Exhibition Text, written and presented by Michael Buhrs, Director, Museum Villa Stuck, Munich
Duncan Swann's painting shows people, sometimes in portrait, sometimes the full figure, sometimes reduced in scale and in rows or arrays, ordered like figures in a museum display case. For his images Swann uses photographic source material that appears, almost unaltered, painted on the canvas. In his choice of figures Swann talks of 'selection' - figures are selected from the array on the basis of criteria that are unknown to us, and which, perhaps through a moment of chance, exercise a form of power that extends beyond our control. Once his figures have been painted onto the canvas, Swann begins a game of rendering the obvious ambiguous. Swann makes marks directly on the bodies and faces of his figures, plays with the space within which they exist, adds fictitious numbering like in a form of index, sometimes isolating his protagonists by completely dissolving the space around them. At the conclusion of this process, the human figure is removed from our direct gaze, hidden beneath something, sometimes in the form of a mask, sometimes manifesting as a veil beneath multiple layers of paint. What is always readable is the application of paint, the brushstroke, at times strong and dominant, at others, glazed and washed expanses of canvas.

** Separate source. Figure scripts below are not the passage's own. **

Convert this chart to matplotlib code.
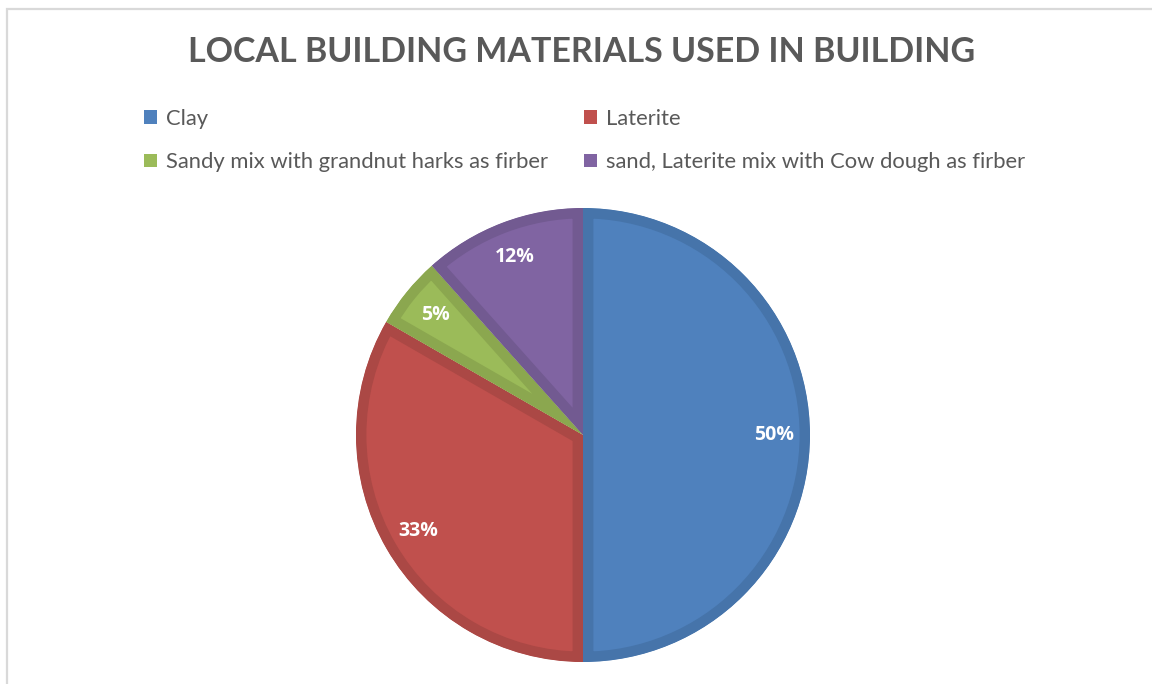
import matplotlib.pyplot as plt
from matplotlib.patches import Patch, Rectangle

plt.rcParams["font.family"] = ["Lato", "DejaVu Sans"]

materials = [
    "Clay",
    "Laterite",
    "Sandy mix with grandnut harks as firber",
    "sand, Laterite mix with Cow dough as firber",
]
shares = [50.0, 33.3, 5.1, 11.6]
colors = ["#4F81BD", "#C0504D", "#9BBB59", "#8064A2"]
edge_colors = ["#4674AA", "#AB4845", "#8BA74F", "#725A91"]

W, H = 1152, 684
fig = plt.figure(figsize=(W / 100, H / 100), dpi=100)

# light grey chart frame (only top/left visible in the crop)
fig.patches.append(Rectangle((7 / W, -0.05), 1.1, 1 - 9 / H + 0.05,
                             transform=fig.transFigure, fill=False,
                             edgecolor="#D9D9D9", linewidth=1.6))

cx, cy, r = 583, 435, 227
ax = fig.add_axes([(cx - r) / W, (H - cy - r) / H, 2 * r / W, 2 * r / H])
wedges, texts, autotexts = ax.pie(
    shares, colors=colors, startangle=90, counterclock=False,
    autopct="%.0f%%", pctdistance=0.84,
    textprops=dict(color="white", fontsize=14, fontweight="bold",
                   family=["Open Sans", "DejaVu Sans"]))

# inner stroke: wide darker edge clipped to the wedge itself
for w, ec in zip(wedges, edge_colors):
    w.set_edgecolor(ec)
    w.set_linewidth(15)
    w.set_clip_on(True)
    w.set_clip_path(w)

ax.set_xlim(-1, 1)
ax.set_ylim(-1, 1)
ax.set_aspect("equal")
ax.axis("off")

fig.text(582 / W, 1 - 52 / H, "LOCAL BUILDING MATERIALS USED IN BUILDING",
         ha="center", va="center", fontsize=24.5, fontweight="bold",
         color="#595959")

handles = [Patch(facecolor=c, edgecolor="none") for c in colors]
order = [0, 2, 1, 3]
fig.legend([handles[i] for i in order], [materials[i] for i in order],
           ncol=2, loc="upper left", bbox_to_anchor=(135 / W, 1 - 100 / H),
           frameon=False, fontsize=15.8, labelcolor="#595959",
           handlelength=0.6, handleheight=0.6, handletextpad=0.4,
           labelspacing=1.07, columnspacing=1.65, borderaxespad=0)

fig.savefig("out.png", dpi=100, facecolor="white")
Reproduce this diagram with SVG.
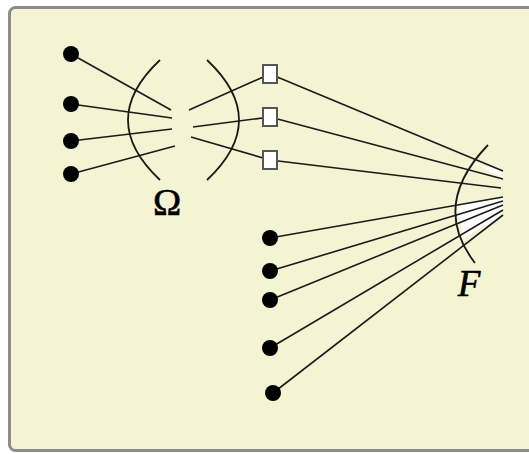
<svg xmlns="http://www.w3.org/2000/svg" width="529" height="454" viewBox="0 0 529 454">
<style>
.frame{fill:#f4f4d3;stroke:#8c8c8c;stroke-width:3}
.dot{fill:#000}
.sq{fill:#fff;stroke:#555;stroke-width:2}
.ln{stroke:#1a1a1a;stroke-width:1.6;fill:none}
.arc{stroke:#1a1a1a;stroke-width:1.8;fill:none}
.wedge{fill:#fff;stroke:none}
.lbl{font-family:"Liberation Serif",serif;fill:#000;text-anchor:middle;stroke:#000;stroke-width:0.6}
</style>
<rect x="0" y="0" width="529" height="454" fill="#fff"/>
<rect class="frame" x="9.5" y="7.5" width="530" height="443" rx="6"/>
<g id="shading">
<polygon class="wedge" points="473,163 503,171 503,178"/>
<polygon class="wedge" points="457,206 503,197 503,215 464,238"/>
</g>
<g id="connectors">
<line class="ln" x1="71" y1="54" x2="171" y2="110"/>
<line class="ln" x1="71" y1="104" x2="172" y2="118"/>
<line class="ln" x1="71" y1="141" x2="172" y2="129"/>
<line class="ln" x1="71" y1="174" x2="175" y2="146"/>
<line class="ln" x1="189" y1="110" x2="270" y2="74"/>
<line class="ln" x1="193" y1="127" x2="270" y2="117"/>
<line class="ln" x1="191" y1="137" x2="270" y2="160"/>
<line class="ln" x1="270" y1="74" x2="503" y2="171"/>
<line class="ln" x1="270" y1="117" x2="503" y2="179"/>
<line class="ln" x1="270" y1="160" x2="501" y2="188"/>
<line class="ln" x1="270" y1="238" x2="503" y2="197"/>
<line class="ln" x1="270" y1="271" x2="503" y2="201"/>
<line class="ln" x1="270" y1="300" x2="503" y2="205"/>
<line class="ln" x1="270" y1="348" x2="503" y2="210"/>
<line class="ln" x1="273" y1="393" x2="503" y2="215"/>
</g>
<g id="omega">
<path class="arc" d="M160,60 Q96,120 160,180"/>
<path class="arc" d="M207,60 Q271,120 207,180"/>
<text class="lbl" x="167" y="215" font-size="38">Ω</text>
</g>
<g id="F">
<path class="arc" d="M488,145 Q430,205 475,263"/>
<text class="lbl" x="469" y="296" font-size="37" font-style="italic">F</text>
</g>
<g id="a1"><circle class="dot" cx="71" cy="54" r="8"/></g>
<g id="a2"><circle class="dot" cx="71" cy="104" r="8"/></g>
<g id="a3"><circle class="dot" cx="71" cy="141" r="8"/></g>
<g id="a4"><circle class="dot" cx="71" cy="174" r="8"/></g>
<g id="s1"><rect class="sq" x="263" y="65" width="14" height="18"/></g>
<g id="s2"><rect class="sq" x="263" y="108" width="14" height="18"/></g>
<g id="s3"><rect class="sq" x="263" y="151" width="14" height="18"/></g>
<g id="b1"><circle class="dot" cx="270" cy="238" r="8"/></g>
<g id="b2"><circle class="dot" cx="270" cy="271" r="8"/></g>
<g id="b3"><circle class="dot" cx="270" cy="300" r="8"/></g>
<g id="b4"><circle class="dot" cx="270" cy="348" r="8"/></g>
<g id="b5"><circle class="dot" cx="273" cy="393" r="8"/></g>
</svg>
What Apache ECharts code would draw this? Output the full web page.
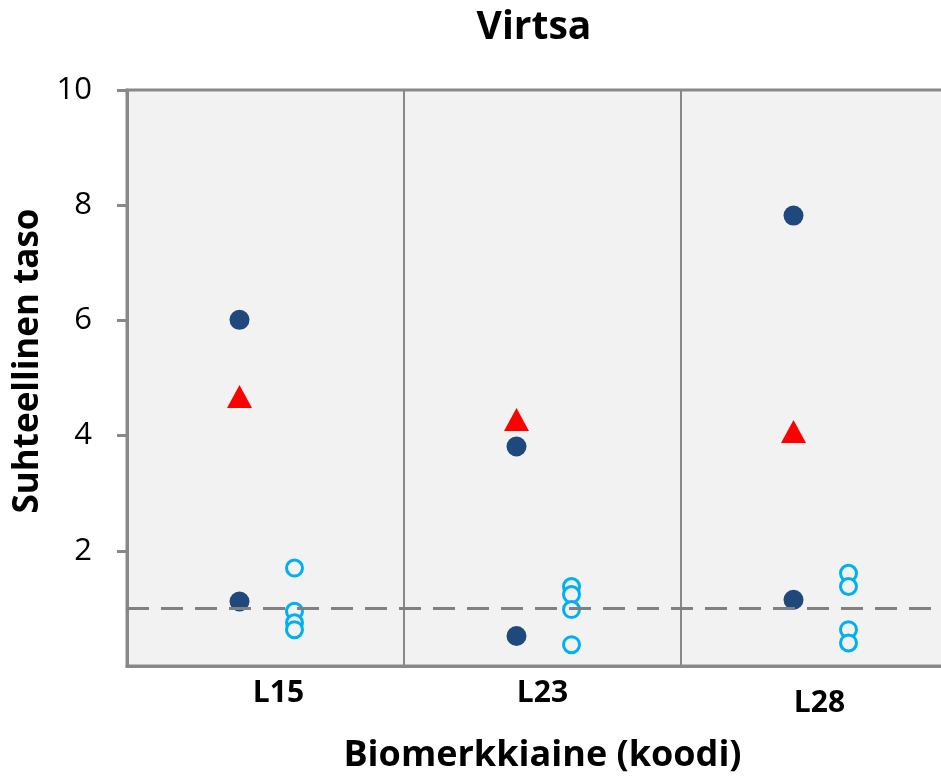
<!DOCTYPE html>
<html>
<head>
<meta charset="utf-8">
<script src="https://cdn.jsdelivr.net/npm/echarts@6/dist/echarts.min.js"></script>
<style>
html,body{margin:0;padding:0;background:#fff;}
#c{width:941px;height:776px;}
</style>
</head>
<body>
<div id="c"></div>
<script>
const categories = ['L15', 'L23', 'L28'];
// dark filled circles (individual values)
const darkValues = [
  ['L15', 6.01], ['L15', 1.12],
  ['L23', 3.81], ['L23', 0.52],
  ['L28', 7.82], ['L28', 1.15]
];
// red triangles (mean)
const meanValues = [
  ['L15', 4.68], ['L23', 4.28], ['L28', 4.07]
];
// light blue open circles
const lightValues = [
  ['L15', 1.70], ['L15', 0.95], ['L15', 0.75], ['L15', 0.63],
  ['L23', 1.38], ['L23', 1.24], ['L23', 0.98], ['L23', 0.37],
  ['L28', 1.61], ['L28', 1.38], ['L28', 0.63], ['L28', 0.40]
];
const refLine = 1;
const yTicks = [0, 2, 4, 6, 8, 10];

const FONT = "'Open Sans', 'Liberation Sans', sans-serif";
const chart = echarts.init(document.getElementById('c'), null, {renderer: 'canvas'});
chart.setOption({
  animation: false,
  backgroundColor: '#ffffff',
  title: {
    text: 'Virtsa',
    left: 529, top: 3,
    textAlign: 'center',
    textStyle: {fontFamily: FONT, fontWeight: 'bold', fontSize: 39, color: '#000'}
  },
  grid: {
    left: 127, top: 90, width: 831, height: 576,
    containLabel: false,
    outerBoundsMode: 'none',
    show: true, backgroundColor: '#f2f2f2',
    borderColor: '#888888', borderWidth: 3
  },
  xAxis: {
    type: 'category',
    data: categories,
    boundaryGap: true,
    name: 'Biomerkkiaine (koodi)',
    nameLocation: 'middle',
    nameGap: 72,
    nameTextStyle: {fontFamily: FONT, fontWeight: 'bold', fontSize: 36, color: '#000'},
    axisLine: {show: true, lineStyle: {color: '#888888', width: 3}},
    axisTick: {show: false},
    axisLabel: {
      fontFamily: FONT, fontWeight: 'bold', fontSize: 30, color: '#000', margin: 12,
      formatter: function (v) {
        if (v === 'L28') return '{low|' + v + '}';
        if (v === 'L15') return '{right|' + v + '}';
        return v;
      },
      rich: {
        low: {fontFamily: FONT, fontWeight: 'bold', fontSize: 30, color: '#000', padding: [10, 0, 0, 0]},
        right: {fontFamily: FONT, fontWeight: 'bold', fontSize: 30, color: '#000', padding: [0, 0, 0, 26]}
      }
    },
    splitLine: {show: true, lineStyle: {color: '#888888', width: 2}}
  },
  yAxis: {
    type: 'value',
    min: yTicks[0], max: yTicks[yTicks.length - 1], interval: 2,
    name: 'Suhteellinen taso',
    nameLocation: 'middle',
    nameGap: 74,
    nameTextStyle: {fontFamily: FONT, fontWeight: 'bold', fontSize: 35, color: '#000', padding: [0, 0, 0, 34]},
    axisLine: {show: true, lineStyle: {color: '#888888', width: 3}},
    axisTick: {show: true, inside: false, length: 10, lineStyle: {color: '#888888', width: 3}},
    axisLabel: {showMinLabel: false, fontFamily: FONT, fontSize: 31, color: '#000', margin: 35},
    splitLine: {show: false}
  },
  series: [
    {
      type: 'scatter',
      name: 'dark',
      data: darkValues,
      symbol: 'circle',
      symbolSize: 20,
      symbolOffset: [-26, 0],
      itemStyle: {color: '#1f497d', opacity: 1},
      z: 3,
      markLine: {
        silent: true,
        symbol: 'none',
        label: {show: false},
        lineStyle: {color: '#808080', width: 3, type: [22, 12], opacity: 1},
        data: [{yAxis: refLine}]
      }
    },
    {
      type: 'scatter',
      name: 'mean',
      data: meanValues,
      symbol: 'triangle',
      symbolSize: [25, 23],
      symbolOffset: [-26, 0],
      itemStyle: {color: '#ff0000', opacity: 1},
      z: 4
    },
    {
      type: 'scatter',
      name: 'light',
      data: lightValues,
      symbol: 'circle',
      symbolSize: 16,
      symbolOffset: [29, 0],
      itemStyle: {color: '#f2f2f2', borderColor: '#00b0f0', borderWidth: 3, opacity: 1},
      z: 3
    }
  ]
});
</script>
</body>
</html>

A series of questions arise from this objective description of the work: what significance does the portrayal of a human figure have in Duncan Swann's work? Is it a concrete surrogate for the original or more a general referent? Is it Mankind, or that which is human? Swann's paintings show constellations that have a timeless quality, as if they'd always been there, which may be why one feels reminded of something. But what? One inevitably looks for stored memories, but then there are these veils, gentle disruptions that one would like to look beneath.
Duncan Swann's paintings aren't mirrors in which the Other might be discovered. They are tunnels - of time, of memory through which we might recognise ourselves in others. Are we the figure in the index? Which masks do we wear in order to protect ourselves from the Other, or do we hide from ourselves? The Other as part of our identity - perhaps this is how the game might be called that Duncan Swann brings us by way of his 'personnel'. How fitting that the word 'person', in its original Latin meaning, meant the 'actor's mask', containing multiple identities within themselves.